Recently my wife was travelling back from work in Pretoria on the Gautrain, while I was in the kitchen washing dishes. 

No, I’m not inverting a patriarchal stereotype, it’s just the truth.

After the last dish had been stacked in the rack, I picked up my phone and saw a series of messages from her. 

“Train leaves in seven minutes,” read the first.

“Running out of battery, so I won’t be able to call you when I get to Rosebank, will you fetch me in 45 minutes?” read the next one. 

The third message, five minutes later than the first read, “On 1% please answer”.

I tried to call, but my wife’s phone went straight to voicemail. It was obviously dead. 

I grabbed my car keys and drove to the Rosebank Gautrain station to pick her up.

Now I’m pretty sure that everyone who owns a cellphone has been in that situation at least once. 

The one where your phone runs out of battery just when it seems you need it the most. There is an almost irrational sense of panic that rises up within you.

When I got lost in Johannesburg and my phone decided to die, cutting me off from Google Maps, it felt like a crisis. 

A sense of dread came over me. “Oh no, what do I do now?” I thought to myself.

What I did was find some helpful people who passed on some directions and I was soon on my way. Since that day, I have learnt to keep a map book in my car in case of emergencies, just like I did before Google Maps existed.

Before cellphones became so ubiquitous, people who were travelling between cities and needed to get picked up at a train station would have phoned through their arrival details, hours – if not days – before.

But that level of preparedness almost seems antiquated in a world where we are used to technology solving our problems at the touch of a button.

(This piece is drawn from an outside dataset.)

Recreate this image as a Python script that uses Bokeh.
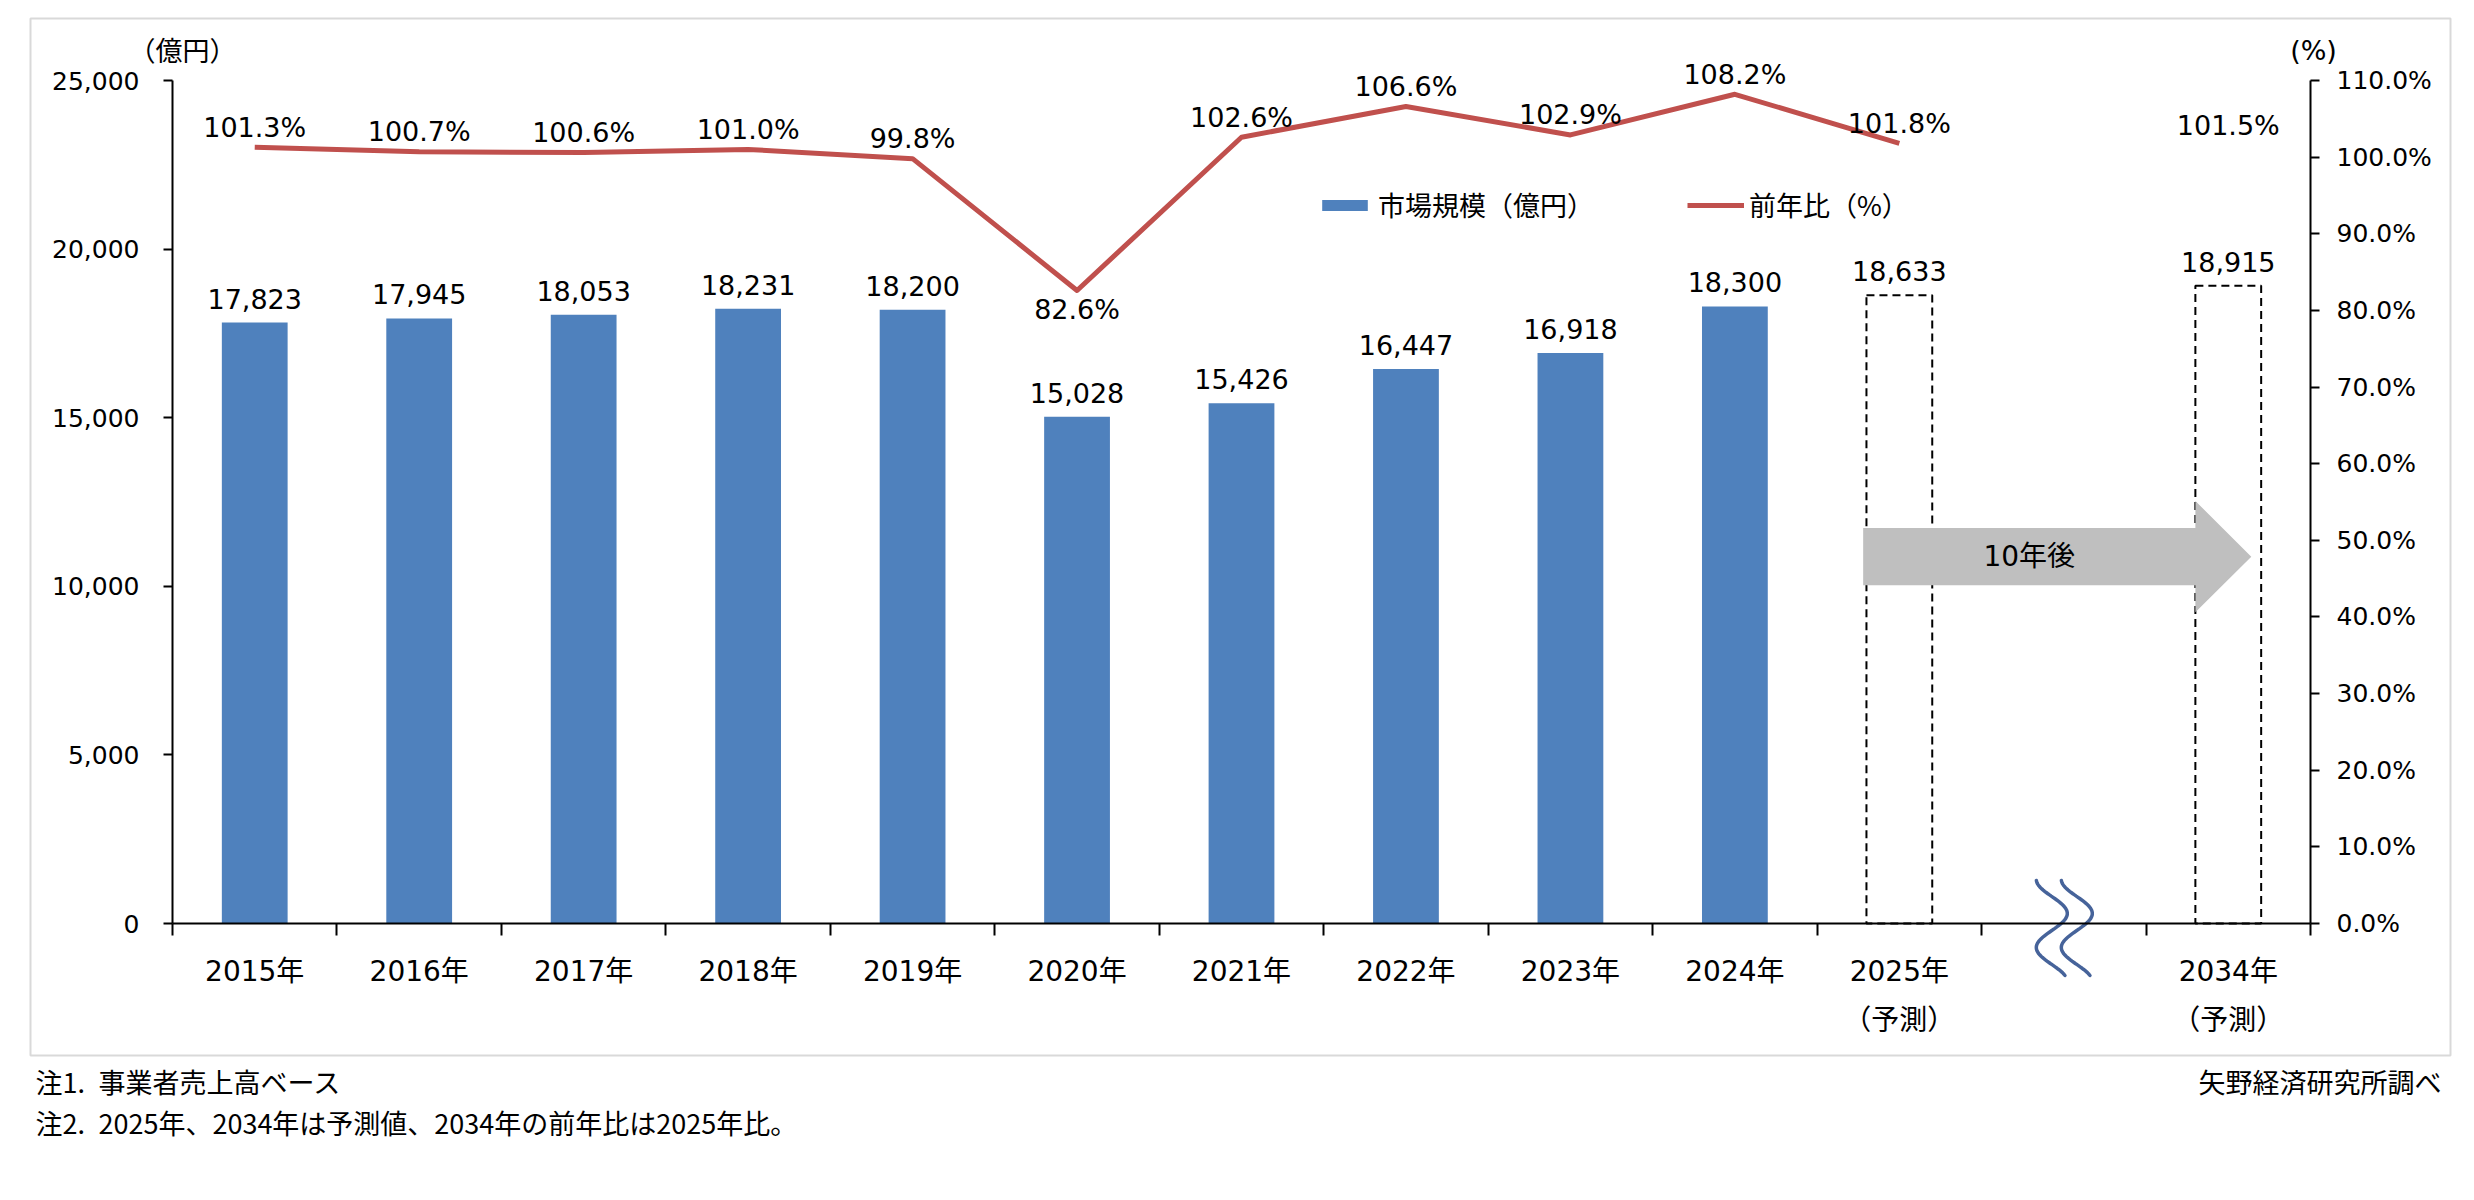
import numpy as np
from bokeh.plotting import figure
from bokeh.models import (Range1d, LinearAxis, FixedTicker, NumeralTickFormatter,
                          PrintfTickFormatter, Legend, LegendItem, ColumnDataSource)
from bokeh.core.properties import value
from bokeh.embed import file_html
from bokeh.resources import INLINE

# ---------------- data ----------------
categories = ["2015年", "2016年", "2017年", "2018年", "2019年", "2020年", "2021年",
              "2022年", "2023年", "2024年", "2025年\n（予測）", "", "2034年\n（予測）"]
market_size = [17823, 17945, 18053, 18231, 18200, 15028, 15426, 16447, 16918, 18300,
               18633, None, 18915]
yoy_pct = [101.3, 100.7, 100.6, 101.0, 99.8, 82.6, 102.6, 106.6, 102.9, 108.2,
           101.8, None, 101.5]
is_forecast = [False] * 10 + [True, False, True]
left_ticks = [0, 5000, 10000, 15000, 20000, 25000]
right_ticks = [0, 10, 20, 30, 40, 50, 60, 70, 80, 90, 100, 110]
notes = ["注1.\u2002事業者売上高ベース",
         "注2.\u20022025年、2034年は予測値、2034年の前年比は2025年比。"]
source_text = "矢野経済研究所調べ"

# ---------------- layout constants (pixels) ----------------
W, H = 2474, 1200
FL, FR, FT, FB = 172, 2310, 80, 923          # plot area inside the chart box
NSLOT = len(categories)
YMAX, PMAX = 25000, 110
XPX = (FR - FL) / NSLOT
YPX = (FB - FT) / YMAX
PPX = (FB - FT) / PMAX


def dx(px):
    return (px - FL) / XPX


def dy(py):
    return (FB - py) / YPX


LAT = "'DejaVu Sans', 'Noto Sans CJK JP'"
JP = "'Noto Sans CJK JP'"
BLUE = "#4F81BD"
RED = "#C0504D"
BAR_W = 0.4

p = figure(width=W, height=H, title=None,
           x_range=Range1d(dx(0), dx(W)), y_range=Range1d(dy(H), dy(0)),
           output_backend="svg", toolbar_location=None, min_border=0)
p.extra_y_ranges = {"pct": Range1d(-(H - FB) / PPX, FB / PPX)}
p.outline_line_color = None
p.background_fill_color = "white"
p.border_fill_color = "white"
p.xgrid.visible = False
p.ygrid.visible = False

# chart box
p.quad(left=[dx(30)], right=[dx(2450)], top=[dy(18)], bottom=[dy(1055)],
       fill_color=None, line_color="#D9D9D9", line_width=2)

# ---------------- axes ----------------
ya = p.yaxis[0]
ya.ticker = FixedTicker(ticks=left_ticks)
ya.formatter = NumeralTickFormatter(format="0,0")
ya.bounds = (0, YMAX)
ya.fixed_location = 0
ra = LinearAxis(y_range_name="pct", ticker=FixedTicker(ticks=right_ticks),
                formatter=PrintfTickFormatter(format="%.1f%%"), bounds=(0, PMAX),
                fixed_location=NSLOT)
p.add_layout(ra, "right")
for ax in (ya, ra):
    ax.axis_line_color = "black"
    ax.axis_line_width = 2
    ax.major_tick_line_color = "black"
    ax.major_tick_line_width = 2
    ax.major_tick_out = 9
    ax.major_tick_in = 0
    ax.minor_tick_out = 0
    ax.minor_tick_in = 0
    ax.major_label_text_font = LAT
    ax.major_label_text_font_size = "25px"
    ax.major_label_text_color = "black"
ya.major_label_standoff = 24
ra.major_label_standoff = 17

xa = p.xaxis[0]
centers = [i + 0.5 for i in range(NSLOT)]
xa.ticker = FixedTicker(ticks=[c for c, l in zip(centers, categories) if l],
                        minor_ticks=list(range(NSLOT + 1)))
xa.major_label_overrides = {c: l for c, l in zip(centers, categories) if l}
xa.bounds = (0, NSLOT)
xa.fixed_location = 0
xa.axis_line_color = "black"
xa.axis_line_width = 2
xa.major_tick_out = 0
xa.major_tick_in = 0
xa.minor_tick_out = 12
xa.minor_tick_in = 0
xa.minor_tick_line_color = "black"
xa.minor_tick_line_width = 2
xa.major_label_text_font = LAT
xa.major_label_text_font_size = "28px"
xa.major_label_text_color = "black"
xa.major_label_text_line_height = 1.5
xa.major_label_standoff = 19

# ---------------- bars ----------------
act = [(c, v) for c, v, f in zip(centers, market_size, is_forecast) if v is not None and not f]
fct = [(c, v) for c, v, f in zip(centers, market_size, is_forecast) if v is not None and f]
src_act = ColumnDataSource(dict(x=[a[0] for a in act], top=[a[1] for a in act]))
src_fct = ColumnDataSource(dict(x=[a[0] for a in fct], top=[a[1] for a in fct]))
bars = p.vbar(x="x", top="top", width=BAR_W, source=src_act, fill_color=BLUE, line_color=None)
p.vbar(x="x", top="top", width=BAR_W, source=src_fct, fill_color="white",
       line_color="black", line_dash="8 5", line_width=2)

allv = [(c, v) for c, v in zip(centers, market_size) if v is not None]
p.text(x=[a[0] for a in allv], y=[a[1] for a in allv], text=[f"{a[1]:,}" for a in allv],
       text_align="center", text_baseline="alphabetic", y_offset=-24,
       text_font=value("DejaVu Sans"), text_font_size="27px", text_color="black")

# ---------------- arrow (10年後) ----------------
fc_x = [a[0] for a in fct]
ax0 = fc_x[0] - BAR_W / 2 - 0.02
ax1 = fc_x[-1] - BAR_W / 2
ax2 = ax1 + 0.34
ay, bh, hh = 10880, 850, 1650
p.patch(x=[ax0, ax1, ax1, ax2, ax1, ax1, ax0],
        y=[ay + bh, ay + bh, ay + hh, ay, ay - hh, ay - bh, ay - bh],
        fill_color="#BFBFBF", line_color=None)
p.text(x=[(ax0 + ax1) / 2], y=[ay], text=["10年後"], text_align="center",
       text_baseline="middle", text_font=value(LAT), text_font_size="28px", text_color="black")

# ---------------- YoY line ----------------
yy = [np.nan if v is None else v for v in yoy_pct]
line = p.line(x=centers, y=yy, y_range_name="pct", line_color=RED, line_width=5,
              line_join="round")
up = [(c, v) for c, v in zip(centers, yoy_pct) if v is not None and v >= 90]
dn = [(c, v) for c, v in zip(centers, yoy_pct) if v is not None and v < 90]
p.text(x=[a[0] for a in up], y=[a[1] for a in up], text=[f"{a[1]:.1f}%" for a in up],
       y_range_name="pct", text_align="center", text_baseline="alphabetic", y_offset=-20,
       text_font=value("DejaVu Sans"), text_font_size="27px", text_color="black")
p.text(x=[a[0] for a in dn], y=[a[1] for a in dn], text=[f"{a[1]:.1f}%" for a in dn],
       y_range_name="pct", text_align="center", text_baseline="top", y_offset=4,
       text_font=value("DejaVu Sans"), text_font_size="27px", text_color="black")

# ---------------- wave (break mark) ----------------
gap_c = [c for c, l in zip(centers, categories) if not l][0]
t = np.linspace(-43, 52, 80)
wx = -12 + 15.5 * np.cos(2 * np.pi * (t + 10) / 68)
for off in (0, 25):
    p.line(x=gap_c + (wx + off) / XPX, y=-t / YPX, line_color="#46639A",
           line_width=3.5, line_cap="round")

# ---------------- legend ----------------
legend = Legend(items=[LegendItem(label="市場規模（億円）", renderers=[bars]),
                       LegendItem(label="前年比（%）", renderers=[line])],
                orientation="horizontal", location=(1316, H - 224),
                glyph_width=57, glyph_height=14, spacing=93, label_standoff=5,
                padding=0, margin=0, border_line_color=None, background_fill_alpha=0,
                label_text_font=JP, label_text_font_size="27px", label_text_color="black")
p.add_layout(legend)

# ---------------- texts around the plot ----------------
p.text(x=[dx(182)], y=[dy(49)], text=["（億円）"], text_align="center",
       text_baseline="middle", text_font=value(JP), text_font_size="27px", text_color="black")
p.text(x=[dx(2313)], y=[dy(50)], text=["(%)"], text_align="center",
       text_baseline="middle", text_font=value(LAT), text_font_size="27px", text_color="black")
p.text(x=[dx(35), dx(35)], y=[dy(1081), dy(1122)], text=notes, text_align="left",
       text_baseline="middle", text_font=value(JP), text_font_size="27px", text_color="black")
p.text(x=[dx(2441)], y=[dy(1081)], text=[source_text], text_align="right",
       text_baseline="middle", text_font=value(JP), text_font_size="27px", text_color="black")

open("out.html", "w").write(file_html(p, INLINE))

What I am curious about is why the dead phone can instil such anxiety in human beings, when deep down we know that people still found where they were going and still managed to get picked up at the train station in the days before of cellular devices.

Why does the dead phone make human beings feel helpless and impotent and what does that say about our relationship with technology?

A while back I read about Die With Me, a chatroom app with a difference. Die With Me is essentially an artwork in chatroom disguise. 

What distinguishes it from normal chatroom apps is that you can only use it for the brief period between when your phone has 5% battery left and when it dies.

It is the brainchild of Dries Depoorter and David Surprenant. Depoorter says that the feeling of getting lost in a city when his phone had died inspired him.

“I think it’s a new feeling we all can recognise,” he told Tech Crunch. “Having a low battery on you feels… it feels like you depend on technology.”

Most phones only last about four to five minutes with 5% of battery life, so the occupants of the Die With Me chatroom are constantly changing. 

Depoorter says the stress that comes from being able to use the chatroom but only for a limited window is essential to the experience.

He says they have also noticed how users share tips on how to stay in the chatroom for longer. Depoorter’s chatroom project brought a smile to my face, and I couldn’t help but think that those who just dismiss it as a gimmick are really missing the point.

If we are going to successfully navigate the new technologically advanced future, we are going to have to have honest conversations with one another and ourselves about the psychological and emotional stresses of a technology-dependent world.

Perhaps spending your last few percentage points of battery power in a chatroom, sharing the now- common human experience of facing being cut off from the digital world, is not just a clever idea.

To me, Die With Me is a way for us all to take a few minutes out of our busy days to realise that when the phone goes dead, life doesn’t come to a grinding halt.

Let’s make 2018 the year in which we begin to challenge irrational behaviour fuelled by technological dependency.